Trois dames et un château

Conférence

Samedi 15 mars 2008

« Trois dames et un château

Le tragique destin du château de Hauteville à Charchigné »

Par Marie-Thérèse et Jean PELATAN et Odette TOURNIER

Les intervenants

Depuis sa construction à la veille de la Révolution jusqu’à son incendie accidentel en 1922, le château de Hauteville, en Charchigné, a connu une histoire brillante : trois dames ont successivement marqué, chacune à leur manière, une époque de la vie de ce fief important.

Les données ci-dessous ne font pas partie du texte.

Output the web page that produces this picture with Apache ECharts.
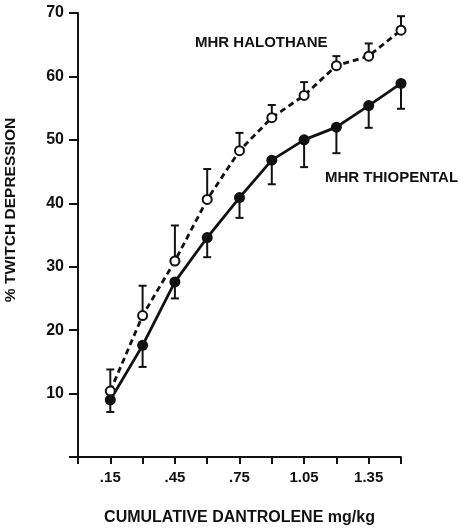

Françoise, Madeleine, Perrine de la Corbière de Juvigné naît en 1751 au château de la Jupillère. Elle devient marquise de Hauteville par son mariage avec Charles du Hardaz en 1769, à qui elle donne trois fils. Charles du Hardaz commence la construction du château de Hauteville en 1785. Les travaux ne sont pas terminés en 1789. Charles émigre en 1792. Pour protéger ses biens contre les réquisitions, sa femme demande le divorce. Après la tourmente révolutionnaire, Françoise de la Corbière se consacre à reconstruire le patrimoine avec l’aide de son mari dont elle se dit toujours « divorcée ». Elle veille, en bonne maîtresse de maison au confort de sa famille (fils, belle-fille, trois petits-enfants) et soigne son mari malade. Tout cet aspect de sa vie nous est connu par le livre de dépense qu’elle tiendra jusqu’à sa mort en 1834.

Mélanie de Hauteville, épouse de son petit-fils, d’abord châtelaine discrète soucieuse d’une bonne gestion de ses domaines, va peu à peu embrasser, à partir de 1827, la cause légitimiste qui défend les descendants issus en ligne directe de Louis XIV contre les Orléanistes partisans de Louis-Philippe.  L’action de Mélanie devient vite suspecte aux yeux de Paul Boudet, député de Laval depuis 1834, qui la fera sans cesse surveiller et dont elle dénoncera la pratique dans une longue et assidue correspondance avec le journal « L’indépendant de l’Ouest »; elle cherchera en vain à le « démolir » et , après 1871, elle favorisera la candidature royale du Comte de Chambord, le futur Henri V. Obstinée dans ses traditions de fidélité à la dynastie, elle refusera jusqu’à sa mort en 1883 de collaborer avec le régime en place.

Dernière châtelaine d’Hauteville, Mathilde de Montesquiou-Fésenzac, née en 1883, passe une jeunesse heureuse au cours de longs séjours en compagnie de ses grand parents maternels et d’une mère protectrice pendant les périples de son père sur de lointains océans. Orpheline à 18 ans, elle est recueillie à Paris par sa tante Hélène, lady Standish, qui reçoit dans son salon bon nombre d’artistes de renom. Musicienne elle-même, passant de longues heures à son piano, la jeune Mathilde y tombe éperdument amoureuse de Charles-Marie Widor, organiste de gloire mondiale de presque quarante ans son aîné. Après une longue période d’attente, le mariage a enfin lieu en la chapelle du château d’Hauteville en 1920. Dernières heures de splendeur pour ce château qu’un incendie détruit en 1922. Veuve depuis 1937, sombrant dans une dépression, Mathilde est par ailleurs spoliée de son héritage par les personnes sensées la protéger. Elle meurt finalement à Combelles dans le Lot-et-Garonne en septembre 1960. Son corps est rapatrié dans la chapelle funéraire de sa famille située dans le cimetière de Charchigné.

Restent aujourd’hui de l’histoire d’Hauteville d’émouvantes ruines, mais les écuries et les bâtiments de service, où vit la famille du fermier qui a acheté le domaine de Mathilde, sont joliment restaurés.